WRITTEN PROBLEM - Write every record out again exactly, and keep images out of it.

(Source data)
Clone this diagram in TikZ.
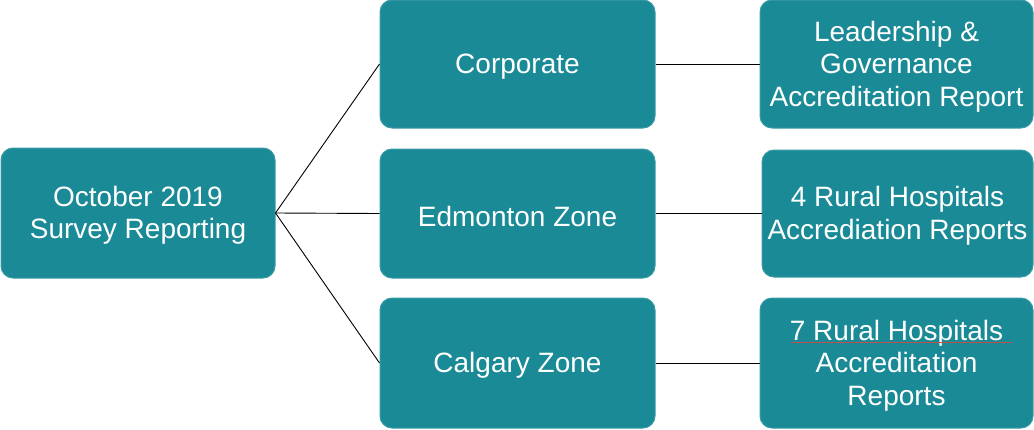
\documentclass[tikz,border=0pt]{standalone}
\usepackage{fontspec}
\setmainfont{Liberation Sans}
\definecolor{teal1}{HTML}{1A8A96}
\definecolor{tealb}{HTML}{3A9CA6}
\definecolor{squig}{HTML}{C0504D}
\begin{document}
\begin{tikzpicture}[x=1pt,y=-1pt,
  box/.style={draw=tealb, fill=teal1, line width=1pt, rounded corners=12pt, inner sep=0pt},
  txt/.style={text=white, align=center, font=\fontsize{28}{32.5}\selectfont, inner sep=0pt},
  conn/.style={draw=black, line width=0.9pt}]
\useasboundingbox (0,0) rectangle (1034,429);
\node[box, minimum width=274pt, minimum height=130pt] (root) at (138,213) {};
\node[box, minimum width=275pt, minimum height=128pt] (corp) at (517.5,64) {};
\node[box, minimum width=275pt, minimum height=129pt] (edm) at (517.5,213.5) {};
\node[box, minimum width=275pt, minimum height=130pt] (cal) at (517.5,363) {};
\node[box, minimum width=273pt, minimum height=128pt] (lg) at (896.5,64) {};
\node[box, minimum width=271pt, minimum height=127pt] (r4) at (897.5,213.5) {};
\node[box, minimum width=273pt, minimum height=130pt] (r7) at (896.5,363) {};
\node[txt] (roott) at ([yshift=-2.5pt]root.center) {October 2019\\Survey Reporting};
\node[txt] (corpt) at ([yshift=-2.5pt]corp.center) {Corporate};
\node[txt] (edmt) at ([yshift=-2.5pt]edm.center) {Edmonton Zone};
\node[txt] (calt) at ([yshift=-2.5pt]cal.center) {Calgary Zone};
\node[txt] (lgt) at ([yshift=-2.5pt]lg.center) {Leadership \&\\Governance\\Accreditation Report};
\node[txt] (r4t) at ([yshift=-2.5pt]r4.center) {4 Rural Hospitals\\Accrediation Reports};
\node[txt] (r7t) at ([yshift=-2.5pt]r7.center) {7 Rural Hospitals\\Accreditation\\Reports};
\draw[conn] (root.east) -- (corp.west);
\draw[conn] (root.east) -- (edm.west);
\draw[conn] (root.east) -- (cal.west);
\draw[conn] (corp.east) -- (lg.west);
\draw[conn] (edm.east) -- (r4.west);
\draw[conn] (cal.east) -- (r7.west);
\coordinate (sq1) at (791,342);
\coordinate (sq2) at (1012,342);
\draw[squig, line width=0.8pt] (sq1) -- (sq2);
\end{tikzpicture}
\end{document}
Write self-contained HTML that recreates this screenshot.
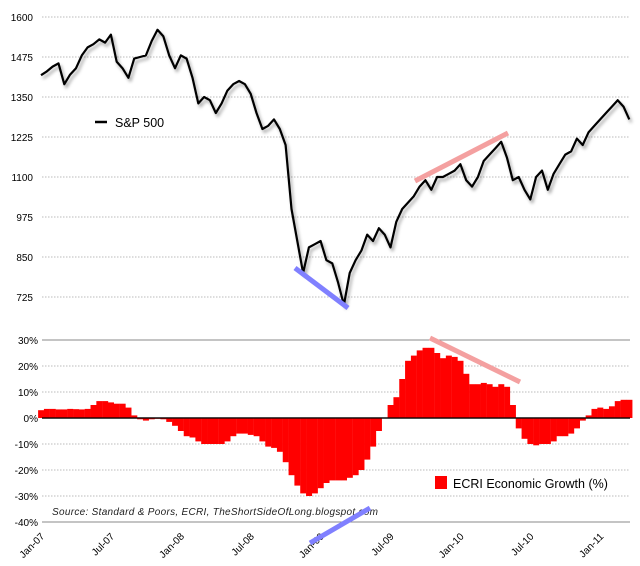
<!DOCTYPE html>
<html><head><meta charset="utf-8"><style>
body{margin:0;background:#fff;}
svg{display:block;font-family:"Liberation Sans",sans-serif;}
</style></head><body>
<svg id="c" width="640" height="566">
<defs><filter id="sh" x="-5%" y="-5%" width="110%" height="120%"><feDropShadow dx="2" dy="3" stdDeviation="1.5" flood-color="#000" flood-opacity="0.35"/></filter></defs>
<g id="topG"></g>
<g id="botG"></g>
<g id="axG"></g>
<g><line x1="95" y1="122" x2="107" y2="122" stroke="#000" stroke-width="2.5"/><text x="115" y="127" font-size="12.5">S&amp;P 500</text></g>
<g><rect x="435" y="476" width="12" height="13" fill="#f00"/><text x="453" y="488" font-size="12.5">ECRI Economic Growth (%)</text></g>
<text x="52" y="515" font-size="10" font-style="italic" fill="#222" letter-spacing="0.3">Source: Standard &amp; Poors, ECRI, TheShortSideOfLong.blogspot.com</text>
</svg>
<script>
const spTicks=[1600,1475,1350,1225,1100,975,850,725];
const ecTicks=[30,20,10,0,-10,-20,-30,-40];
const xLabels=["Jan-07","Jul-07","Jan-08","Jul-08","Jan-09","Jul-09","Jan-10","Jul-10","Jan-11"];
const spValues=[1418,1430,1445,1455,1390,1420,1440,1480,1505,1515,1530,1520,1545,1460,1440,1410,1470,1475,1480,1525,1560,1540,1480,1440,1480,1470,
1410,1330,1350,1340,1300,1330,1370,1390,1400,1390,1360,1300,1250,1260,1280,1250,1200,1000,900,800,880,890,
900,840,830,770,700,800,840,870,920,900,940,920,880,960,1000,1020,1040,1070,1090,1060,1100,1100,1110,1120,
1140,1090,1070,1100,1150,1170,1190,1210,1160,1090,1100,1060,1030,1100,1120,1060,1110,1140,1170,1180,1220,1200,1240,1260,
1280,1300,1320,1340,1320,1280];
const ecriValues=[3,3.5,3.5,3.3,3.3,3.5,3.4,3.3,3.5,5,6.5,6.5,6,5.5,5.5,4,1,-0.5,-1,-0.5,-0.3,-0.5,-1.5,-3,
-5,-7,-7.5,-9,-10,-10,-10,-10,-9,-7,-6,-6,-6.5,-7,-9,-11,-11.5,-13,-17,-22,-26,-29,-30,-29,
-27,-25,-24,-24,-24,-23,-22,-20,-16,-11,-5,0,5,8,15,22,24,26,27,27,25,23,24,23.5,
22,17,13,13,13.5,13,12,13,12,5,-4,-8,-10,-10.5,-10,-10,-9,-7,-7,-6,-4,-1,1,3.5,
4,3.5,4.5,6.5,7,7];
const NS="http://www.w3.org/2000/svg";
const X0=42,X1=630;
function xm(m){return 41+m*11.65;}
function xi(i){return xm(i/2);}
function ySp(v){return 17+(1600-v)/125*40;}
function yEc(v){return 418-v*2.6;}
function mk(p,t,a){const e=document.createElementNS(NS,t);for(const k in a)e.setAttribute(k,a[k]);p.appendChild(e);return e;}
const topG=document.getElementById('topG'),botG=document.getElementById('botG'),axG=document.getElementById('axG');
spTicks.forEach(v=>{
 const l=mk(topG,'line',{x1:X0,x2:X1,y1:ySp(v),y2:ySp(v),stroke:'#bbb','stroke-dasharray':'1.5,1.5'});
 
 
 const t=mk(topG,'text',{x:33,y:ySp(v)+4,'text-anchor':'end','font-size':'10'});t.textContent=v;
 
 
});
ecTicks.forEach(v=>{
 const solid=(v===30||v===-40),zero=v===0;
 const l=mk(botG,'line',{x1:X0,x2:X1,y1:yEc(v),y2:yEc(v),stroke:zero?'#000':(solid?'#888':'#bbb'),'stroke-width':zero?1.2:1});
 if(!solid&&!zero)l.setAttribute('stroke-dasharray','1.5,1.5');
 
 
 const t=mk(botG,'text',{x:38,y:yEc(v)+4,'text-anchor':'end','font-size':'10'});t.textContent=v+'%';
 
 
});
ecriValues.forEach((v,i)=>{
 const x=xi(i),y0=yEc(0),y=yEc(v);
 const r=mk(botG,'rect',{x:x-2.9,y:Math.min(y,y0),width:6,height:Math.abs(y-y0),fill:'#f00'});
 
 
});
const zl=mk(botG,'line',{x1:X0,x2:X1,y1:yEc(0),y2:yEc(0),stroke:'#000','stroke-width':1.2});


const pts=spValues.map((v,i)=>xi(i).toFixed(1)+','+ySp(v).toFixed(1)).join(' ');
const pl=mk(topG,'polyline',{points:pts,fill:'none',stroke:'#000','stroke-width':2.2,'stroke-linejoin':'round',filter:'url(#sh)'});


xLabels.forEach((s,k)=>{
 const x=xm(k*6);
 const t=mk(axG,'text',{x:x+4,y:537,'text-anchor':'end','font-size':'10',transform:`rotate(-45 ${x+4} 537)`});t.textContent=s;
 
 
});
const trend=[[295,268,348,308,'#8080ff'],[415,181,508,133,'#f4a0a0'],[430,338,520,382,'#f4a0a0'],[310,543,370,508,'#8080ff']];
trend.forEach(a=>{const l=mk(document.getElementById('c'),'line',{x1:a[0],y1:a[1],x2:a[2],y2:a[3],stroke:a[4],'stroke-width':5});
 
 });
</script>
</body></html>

TASK SOLUTION -
Clone this diagram in TikZ.
\documentclass[tikz,border=0pt]{standalone}
\usepackage{fontspec}
\setmainfont{Liberation Sans}
\definecolor{teal1}{HTML}{1A8A96}
\definecolor{tealb}{HTML}{3A9CA6}
\definecolor{squig}{HTML}{C0504D}
\begin{document}
\begin{tikzpicture}[x=1pt,y=-1pt,
  box/.style={draw=tealb, fill=teal1, line width=1pt, rounded corners=12pt, inner sep=0pt},
  txt/.style={text=white, align=center, font=\fontsize{28}{32.5}\selectfont, inner sep=0pt},
  conn/.style={draw=black, line width=0.9pt}]
\useasboundingbox (0,0) rectangle (1034,429);
\node[box, minimum width=274pt, minimum height=130pt] (root) at (138,213) {};
\node[box, minimum width=275pt, minimum height=128pt] (corp) at (517.5,64) {};
\node[box, minimum width=275pt, minimum height=129pt] (edm) at (517.5,213.5) {};
\node[box, minimum width=275pt, minimum height=130pt] (cal) at (517.5,363) {};
\node[box, minimum width=273pt, minimum height=128pt] (lg) at (896.5,64) {};
\node[box, minimum width=271pt, minimum height=127pt] (r4) at (897.5,213.5) {};
\node[box, minimum width=273pt, minimum height=130pt] (r7) at (896.5,363) {};
\node[txt] (roott) at ([yshift=-2.5pt]root.center) {October 2019\\Survey Reporting};
\node[txt] (corpt) at ([yshift=-2.5pt]corp.center) {Corporate};
\node[txt] (edmt) at ([yshift=-2.5pt]edm.center) {Edmonton Zone};
\node[txt] (calt) at ([yshift=-2.5pt]cal.center) {Calgary Zone};
\node[txt] (lgt) at ([yshift=-2.5pt]lg.center) {Leadership \&\\Governance\\Accreditation Report};
\node[txt] (r4t) at ([yshift=-2.5pt]r4.center) {4 Rural Hospitals\\Accrediation Reports};
\node[txt] (r7t) at ([yshift=-2.5pt]r7.center) {7 Rural Hospitals\\Accreditation\\Reports};
\draw[conn] (root.east) -- (corp.west);
\draw[conn] (root.east) -- (edm.west);
\draw[conn] (root.east) -- (cal.west);
\draw[conn] (corp.east) -- (lg.west);
\draw[conn] (edm.east) -- (r4.west);
\draw[conn] (cal.east) -- (r7.west);
\coordinate (sq1) at (791,342);
\coordinate (sq2) at (1012,342);
\draw[squig, line width=0.8pt] (sq1) -- (sq2);
\end{tikzpicture}
\end{document}
Write self-contained HTML that recreates this screenshot.
<!DOCTYPE html>
<html><head><meta charset="utf-8"><style>
body{margin:0;background:#fff;}
svg{display:block;font-family:"Liberation Sans",sans-serif;}
</style></head><body>
<svg id="c" width="640" height="566">
<defs><filter id="sh" x="-5%" y="-5%" width="110%" height="120%"><feDropShadow dx="2" dy="3" stdDeviation="1.5" flood-color="#000" flood-opacity="0.35"/></filter></defs>
<g id="topG"></g>
<g id="botG"></g>
<g id="axG"></g>
<g><line x1="95" y1="122" x2="107" y2="122" stroke="#000" stroke-width="2.5"/><text x="115" y="127" font-size="12.5">S&amp;P 500</text></g>
<g><rect x="435" y="476" width="12" height="13" fill="#f00"/><text x="453" y="488" font-size="12.5">ECRI Economic Growth (%)</text></g>
<text x="52" y="515" font-size="10" font-style="italic" fill="#222" letter-spacing="0.3">Source: Standard &amp; Poors, ECRI, TheShortSideOfLong.blogspot.com</text>
</svg>
<script>
const spTicks=[1600,1475,1350,1225,1100,975,850,725];
const ecTicks=[30,20,10,0,-10,-20,-30,-40];
const xLabels=["Jan-07","Jul-07","Jan-08","Jul-08","Jan-09","Jul-09","Jan-10","Jul-10","Jan-11"];
const spValues=[1418,1430,1445,1455,1390,1420,1440,1480,1505,1515,1530,1520,1545,1460,1440,1410,1470,1475,1480,1525,1560,1540,1480,1440,1480,1470,
1410,1330,1350,1340,1300,1330,1370,1390,1400,1390,1360,1300,1250,1260,1280,1250,1200,1000,900,800,880,890,
900,840,830,770,700,800,840,870,920,900,940,920,880,960,1000,1020,1040,1070,1090,1060,1100,1100,1110,1120,
1140,1090,1070,1100,1150,1170,1190,1210,1160,1090,1100,1060,1030,1100,1120,1060,1110,1140,1170,1180,1220,1200,1240,1260,
1280,1300,1320,1340,1320,1280];
const ecriValues=[3,3.5,3.5,3.3,3.3,3.5,3.4,3.3,3.5,5,6.5,6.5,6,5.5,5.5,4,1,-0.5,-1,-0.5,-0.3,-0.5,-1.5,-3,
-5,-7,-7.5,-9,-10,-10,-10,-10,-9,-7,-6,-6,-6.5,-7,-9,-11,-11.5,-13,-17,-22,-26,-29,-30,-29,
-27,-25,-24,-24,-24,-23,-22,-20,-16,-11,-5,0,5,8,15,22,24,26,27,27,25,23,24,23.5,
22,17,13,13,13.5,13,12,13,12,5,-4,-8,-10,-10.5,-10,-10,-9,-7,-7,-6,-4,-1,1,3.5,
4,3.5,4.5,6.5,7,7];
const NS="http://www.w3.org/2000/svg";
const X0=42,X1=630;
function xm(m){return 41+m*11.65;}
function xi(i){return xm(i/2);}
function ySp(v){return 17+(1600-v)/125*40;}
function yEc(v){return 418-v*2.6;}
function mk(p,t,a){const e=document.createElementNS(NS,t);for(const k in a)e.setAttribute(k,a[k]);p.appendChild(e);return e;}
const topG=document.getElementById('topG'),botG=document.getElementById('botG'),axG=document.getElementById('axG');
spTicks.forEach(v=>{
 const l=mk(topG,'line',{x1:X0,x2:X1,y1:ySp(v),y2:ySp(v),stroke:'#bbb','stroke-dasharray':'1.5,1.5'});
 
 
 const t=mk(topG,'text',{x:33,y:ySp(v)+4,'text-anchor':'end','font-size':'10'});t.textContent=v;
 
 
});
ecTicks.forEach(v=>{
 const solid=(v===30||v===-40),zero=v===0;
 const l=mk(botG,'line',{x1:X0,x2:X1,y1:yEc(v),y2:yEc(v),stroke:zero?'#000':(solid?'#888':'#bbb'),'stroke-width':zero?1.2:1});
 if(!solid&&!zero)l.setAttribute('stroke-dasharray','1.5,1.5');
 
 
 const t=mk(botG,'text',{x:38,y:yEc(v)+4,'text-anchor':'end','font-size':'10'});t.textContent=v+'%';
 
 
});
ecriValues.forEach((v,i)=>{
 const x=xi(i),y0=yEc(0),y=yEc(v);
 const r=mk(botG,'rect',{x:x-2.9,y:Math.min(y,y0),width:6,height:Math.abs(y-y0),fill:'#f00'});
 
 
});
const zl=mk(botG,'line',{x1:X0,x2:X1,y1:yEc(0),y2:yEc(0),stroke:'#000','stroke-width':1.2});


const pts=spValues.map((v,i)=>xi(i).toFixed(1)+','+ySp(v).toFixed(1)).join(' ');
const pl=mk(topG,'polyline',{points:pts,fill:'none',stroke:'#000','stroke-width':2.2,'stroke-linejoin':'round',filter:'url(#sh)'});


xLabels.forEach((s,k)=>{
 const x=xm(k*6);
 const t=mk(axG,'text',{x:x+4,y:537,'text-anchor':'end','font-size':'10',transform:`rotate(-45 ${x+4} 537)`});t.textContent=s;
 
 
});
const trend=[[295,268,348,308,'#8080ff'],[415,181,508,133,'#f4a0a0'],[430,338,520,382,'#f4a0a0'],[310,543,370,508,'#8080ff']];
trend.forEach(a=>{const l=mk(document.getElementById('c'),'line',{x1:a[0],y1:a[1],x2:a[2],y2:a[3],stroke:a[4],'stroke-width':5});
 
 });
</script>
</body></html>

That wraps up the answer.